1,5 million! Tel est le nombre de logements construits entre 2005 et 2012 en Algérie2 . Ce nombre, qui ferait rêver bon nombre de pays africains ou européens, est le fruit d'un programme pharaonique lancé par l'Etat constructeur afin d'endiguer le manque de logements, résorber l'habitat précaire et éradiquer les bidonvilles qui gangrènent les villes algériennes. Toutefois, construire des logements est une chose, concevoir et aménager des villes en est une autre.

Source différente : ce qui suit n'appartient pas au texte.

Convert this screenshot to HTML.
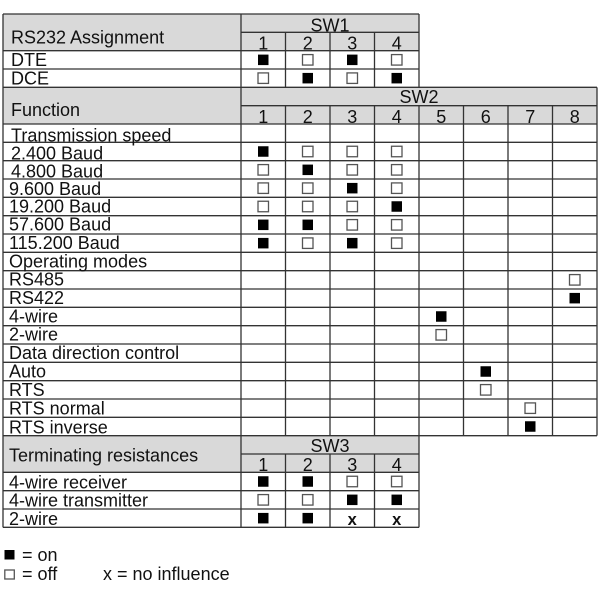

Dans l'édition 2014 du rapport sur les perspectives de l'urbanisation, l'ONU indiquait en 2010 que « 54% de la population mondiale vit dans les zones urbaines », cette proportion devrait « passer à 66% en 2050 ». Selon la Banque Mondiale, la population urbaine en Algérie est passée de 60% en 2000 et à 70% en 2014. La France quant à elle est passée, pour la même période, d'un taux de 76% à 79%. Face à la métropolisation accrue des cités, il est important de concevoir des villes sûres, résilientes, respectueuses de la mixité sociale et créatrice d'une économie égalitaire. Cet engouement pour la vile n'est que récent, en effet, le « phénomène urbain » tel que nous le connaissons est extrêmement contemporain.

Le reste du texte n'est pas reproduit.